Extract everything from the first line through the line with "const forceTicks = [0, 50, 100, 150, 200, 250];", both ends included, except for any pictures.

* _DATASET EXTRACT_
•••

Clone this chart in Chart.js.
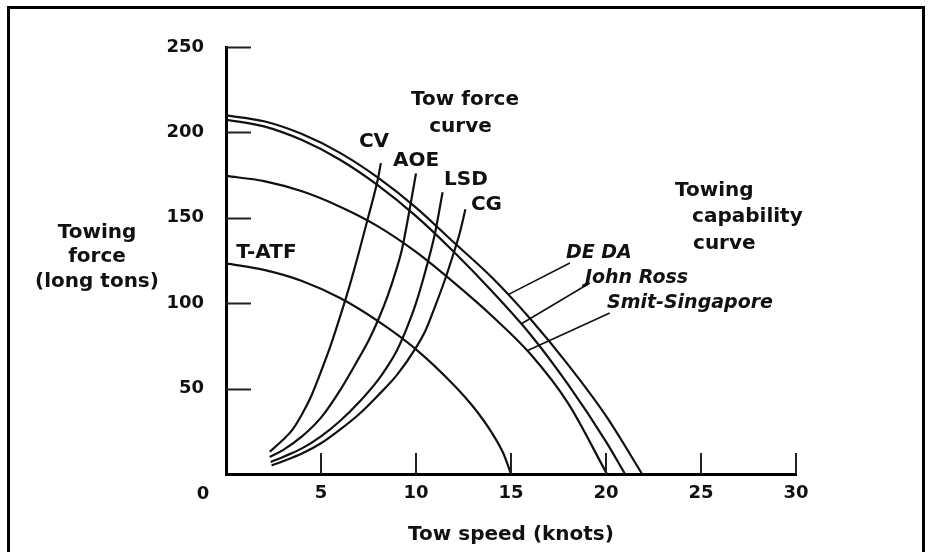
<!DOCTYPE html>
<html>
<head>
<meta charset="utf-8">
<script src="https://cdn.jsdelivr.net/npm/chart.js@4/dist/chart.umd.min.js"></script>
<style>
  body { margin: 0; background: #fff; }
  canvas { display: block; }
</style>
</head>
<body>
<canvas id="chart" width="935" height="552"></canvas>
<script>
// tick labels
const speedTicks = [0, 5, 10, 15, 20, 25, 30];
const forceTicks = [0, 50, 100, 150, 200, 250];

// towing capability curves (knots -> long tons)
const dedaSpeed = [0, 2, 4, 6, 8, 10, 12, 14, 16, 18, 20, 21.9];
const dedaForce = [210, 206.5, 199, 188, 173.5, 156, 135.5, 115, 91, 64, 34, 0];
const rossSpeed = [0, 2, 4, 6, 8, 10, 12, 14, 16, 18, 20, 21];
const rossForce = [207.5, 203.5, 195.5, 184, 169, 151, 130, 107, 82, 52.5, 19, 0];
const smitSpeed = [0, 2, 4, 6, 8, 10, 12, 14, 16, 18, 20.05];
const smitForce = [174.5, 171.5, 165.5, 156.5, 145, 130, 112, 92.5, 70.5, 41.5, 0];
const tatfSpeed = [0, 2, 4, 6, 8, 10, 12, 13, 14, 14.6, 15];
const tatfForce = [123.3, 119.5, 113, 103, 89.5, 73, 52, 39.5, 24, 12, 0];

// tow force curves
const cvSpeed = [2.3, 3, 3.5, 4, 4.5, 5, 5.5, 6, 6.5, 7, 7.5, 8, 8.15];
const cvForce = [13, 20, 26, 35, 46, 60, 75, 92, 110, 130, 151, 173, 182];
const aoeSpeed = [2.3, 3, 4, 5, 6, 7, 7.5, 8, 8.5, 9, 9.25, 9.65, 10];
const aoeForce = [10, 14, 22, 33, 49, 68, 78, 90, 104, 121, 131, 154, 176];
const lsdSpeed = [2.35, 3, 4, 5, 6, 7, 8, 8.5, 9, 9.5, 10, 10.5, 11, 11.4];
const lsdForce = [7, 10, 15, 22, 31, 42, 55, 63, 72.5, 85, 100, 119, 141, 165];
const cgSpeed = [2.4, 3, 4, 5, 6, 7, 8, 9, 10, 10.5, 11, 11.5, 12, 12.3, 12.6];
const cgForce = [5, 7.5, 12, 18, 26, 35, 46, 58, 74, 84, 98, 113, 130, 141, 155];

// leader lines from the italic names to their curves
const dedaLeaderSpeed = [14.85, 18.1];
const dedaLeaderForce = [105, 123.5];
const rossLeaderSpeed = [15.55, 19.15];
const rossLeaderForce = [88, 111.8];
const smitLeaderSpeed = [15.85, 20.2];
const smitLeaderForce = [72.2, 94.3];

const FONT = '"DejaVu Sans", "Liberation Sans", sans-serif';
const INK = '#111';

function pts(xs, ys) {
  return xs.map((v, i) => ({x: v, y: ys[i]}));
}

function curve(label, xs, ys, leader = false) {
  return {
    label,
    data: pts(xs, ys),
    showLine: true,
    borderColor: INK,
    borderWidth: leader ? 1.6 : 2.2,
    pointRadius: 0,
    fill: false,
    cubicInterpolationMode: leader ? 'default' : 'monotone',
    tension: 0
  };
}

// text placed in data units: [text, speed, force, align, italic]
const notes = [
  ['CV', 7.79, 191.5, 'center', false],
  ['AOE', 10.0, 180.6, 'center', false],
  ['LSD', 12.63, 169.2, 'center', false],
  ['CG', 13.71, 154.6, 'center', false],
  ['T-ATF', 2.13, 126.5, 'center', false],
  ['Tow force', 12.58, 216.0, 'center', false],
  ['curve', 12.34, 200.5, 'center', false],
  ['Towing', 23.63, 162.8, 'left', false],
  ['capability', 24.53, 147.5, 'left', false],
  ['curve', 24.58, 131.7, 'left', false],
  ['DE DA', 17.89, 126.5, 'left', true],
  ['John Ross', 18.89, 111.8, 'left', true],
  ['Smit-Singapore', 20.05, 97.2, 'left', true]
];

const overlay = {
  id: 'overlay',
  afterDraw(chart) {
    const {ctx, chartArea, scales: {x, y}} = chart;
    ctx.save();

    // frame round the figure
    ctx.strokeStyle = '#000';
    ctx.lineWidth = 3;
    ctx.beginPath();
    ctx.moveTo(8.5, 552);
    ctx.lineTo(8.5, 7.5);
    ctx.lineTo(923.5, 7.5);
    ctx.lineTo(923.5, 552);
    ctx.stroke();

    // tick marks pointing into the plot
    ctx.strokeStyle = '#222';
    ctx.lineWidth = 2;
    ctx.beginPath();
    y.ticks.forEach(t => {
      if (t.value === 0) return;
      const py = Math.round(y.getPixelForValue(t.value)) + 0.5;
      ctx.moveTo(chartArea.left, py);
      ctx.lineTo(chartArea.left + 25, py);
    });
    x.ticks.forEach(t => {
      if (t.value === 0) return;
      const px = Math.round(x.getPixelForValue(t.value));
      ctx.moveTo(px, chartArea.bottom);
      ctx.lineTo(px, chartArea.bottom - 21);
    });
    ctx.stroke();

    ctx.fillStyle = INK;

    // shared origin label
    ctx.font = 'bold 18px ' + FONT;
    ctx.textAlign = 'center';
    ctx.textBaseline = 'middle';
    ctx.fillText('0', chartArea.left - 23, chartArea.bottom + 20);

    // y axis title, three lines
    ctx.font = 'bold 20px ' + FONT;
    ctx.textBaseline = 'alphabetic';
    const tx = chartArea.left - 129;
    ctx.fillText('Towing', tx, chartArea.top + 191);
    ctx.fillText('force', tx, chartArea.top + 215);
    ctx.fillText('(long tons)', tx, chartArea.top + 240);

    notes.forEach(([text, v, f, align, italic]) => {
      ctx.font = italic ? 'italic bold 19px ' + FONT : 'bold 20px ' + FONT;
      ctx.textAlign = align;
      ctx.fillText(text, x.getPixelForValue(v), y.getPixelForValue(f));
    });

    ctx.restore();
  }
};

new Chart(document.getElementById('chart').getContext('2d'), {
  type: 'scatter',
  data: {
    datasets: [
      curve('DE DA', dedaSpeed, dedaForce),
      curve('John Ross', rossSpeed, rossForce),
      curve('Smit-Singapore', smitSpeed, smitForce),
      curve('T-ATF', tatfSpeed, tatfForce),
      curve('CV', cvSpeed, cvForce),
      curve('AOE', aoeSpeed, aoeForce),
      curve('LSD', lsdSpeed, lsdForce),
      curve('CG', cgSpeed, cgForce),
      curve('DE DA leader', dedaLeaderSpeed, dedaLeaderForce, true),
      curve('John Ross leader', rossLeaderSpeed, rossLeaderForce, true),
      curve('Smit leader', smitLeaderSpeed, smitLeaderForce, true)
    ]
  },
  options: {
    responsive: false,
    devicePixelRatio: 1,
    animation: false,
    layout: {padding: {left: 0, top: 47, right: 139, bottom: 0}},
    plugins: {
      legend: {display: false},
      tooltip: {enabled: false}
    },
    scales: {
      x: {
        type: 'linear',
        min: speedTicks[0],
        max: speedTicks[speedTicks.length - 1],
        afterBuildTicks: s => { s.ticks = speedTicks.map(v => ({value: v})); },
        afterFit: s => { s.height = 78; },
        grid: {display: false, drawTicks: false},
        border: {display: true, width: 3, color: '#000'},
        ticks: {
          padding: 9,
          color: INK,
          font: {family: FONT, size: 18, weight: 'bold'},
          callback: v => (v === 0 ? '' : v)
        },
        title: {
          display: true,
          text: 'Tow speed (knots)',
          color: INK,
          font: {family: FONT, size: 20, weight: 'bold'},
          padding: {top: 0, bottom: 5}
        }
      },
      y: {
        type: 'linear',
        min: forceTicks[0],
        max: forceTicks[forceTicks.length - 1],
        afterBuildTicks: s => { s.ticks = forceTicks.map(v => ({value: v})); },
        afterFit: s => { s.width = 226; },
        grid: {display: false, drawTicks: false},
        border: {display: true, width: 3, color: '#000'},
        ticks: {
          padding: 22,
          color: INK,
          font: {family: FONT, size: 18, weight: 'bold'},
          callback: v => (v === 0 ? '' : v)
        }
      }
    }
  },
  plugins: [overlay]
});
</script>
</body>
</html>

•••

* _TASK ANSWER_
Clone this chart in Chart.js.
<!DOCTYPE html>
<html>
<head>
<meta charset="utf-8">
<script src="https://cdn.jsdelivr.net/npm/chart.js@4/dist/chart.umd.min.js"></script>
<style>
  body { margin: 0; background: #fff; }
  canvas { display: block; }
</style>
</head>
<body>
<canvas id="chart" width="935" height="552"></canvas>
<script>
// tick labels
const speedTicks = [0, 5, 10, 15, 20, 25, 30];
const forceTicks = [0, 50, 100, 150, 200, 250];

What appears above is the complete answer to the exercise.